Materials for 3D Objects

Physically Based Rendering (PBR)

Most modern 3D software uses some variation of the Physically Based Rendering standard. This simulates the way light interacts with different types of surfaces, to render realistic materials. The most basic implementation of a PBR material might include only a single color, with values for roughness and metalness. More detailed materials may have some or all of the following properties:

• Albedo (sometimes referred to as Color or Diffuse) defines the base color of a given surface, either as a color value (RGB) or a texture
• Metalness defines how metallic a surface is on a scale from 0 (not metallic) to 1 (fully metallic), and can be either a single floating point value, a grayscale texture, or a single color channel in a texture (e.g. the blue channel in an ORM texture)
• Roughness determines how light reflects off of a surface, where 0 is a fully reflective surface (e.g. chrome, or wet pavement), and 1 is fully diffuse. Like the metalness value, it can be either a single floating point value, a grayscale texture, or a single color channel in a texture (e.g. the green channel in an ORM texture)

• Ambient Occlusion (sometimes just Occlusion) darkens the surface in areas that light doesn't reach, such as crevices in a rocky material, or the edges of mortar between bricks. It is either a grayscale texture, or a single color channel in a texture (e.g. the red channel in an ORM texture)
• Normal Maps provide additional information about which direction a point on a surface is facing, in order to add detail to a model without using excessive vertices. Generally, this will either come from the material generation software, or from "baking" detail from a higher polygon model to a lower polygon version for use in game engines. The normal map will usually be an image file

• Height Maps (sometimes called Depth or Displacement) provide data for simulating depth across a flat surface. This will typically be a grayscale image where a 50% gray value represents no displacement at a given point
• Emission indicates that a surface should emit light. This will either be a color image, or a color value, paired with a strength value
• Subsurface Scattering simulates the effect of light scattering underneath a surface. This property is generally used for organic substances like human skin, certain types of foliage, or certain foods. An easy way to visualize the effect is to turn on your phone's flashlight, and press your finger against the light
• Many applications include additional properties such as Rim for simulating how light interacts with the edges of fabric, or Clear Coat which simulates a protective coating like on cars

Note that many of these properties will not be necessary for a lot of materials, and some can negatively impact rendering performance if overused (e.g. subsurface scattering). Also keep in mind that excessive use of texture data can increase game loading times, and eat video RAM.

UV Maps

In order to apply 2D textures to a 3D model, the engine needs to understand which parts of the texture need to be drawn on each face of the mesh. The model's UV Map stores this information. Most 3D modelling software will have the ability to "Unwrap" models to generate this information.

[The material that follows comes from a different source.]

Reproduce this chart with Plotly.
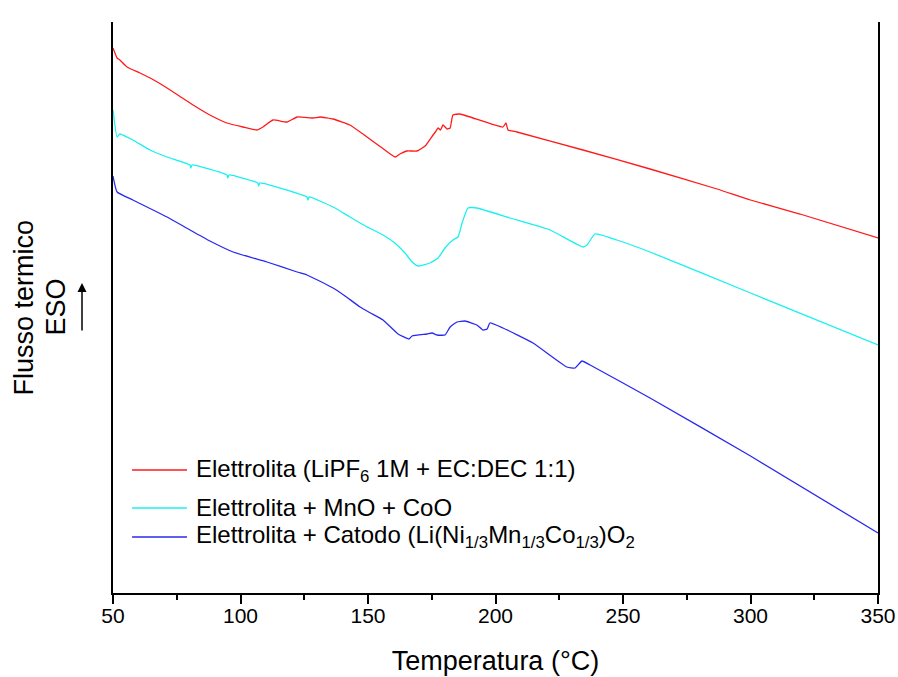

While UV Maps and editing are an entire topic on their own, it's important to mention here, as a default or improper UV map will make textures look distorted or misplaced. This becomes more pronounced as a model moves further and further away from simple shapes like planes or cubes.

For basic texturing on flat surfaces (e.g. walls or floors), the Godot Game Engine provides Triplanar Mapping, which will tile a basic texture across a large area, without needing a proper UV map. This can be helpful for getting used to working with PBR materials, or creating reusable materials for flat surfaces, but can't replace UV maps for organic or otherwise complex shapes.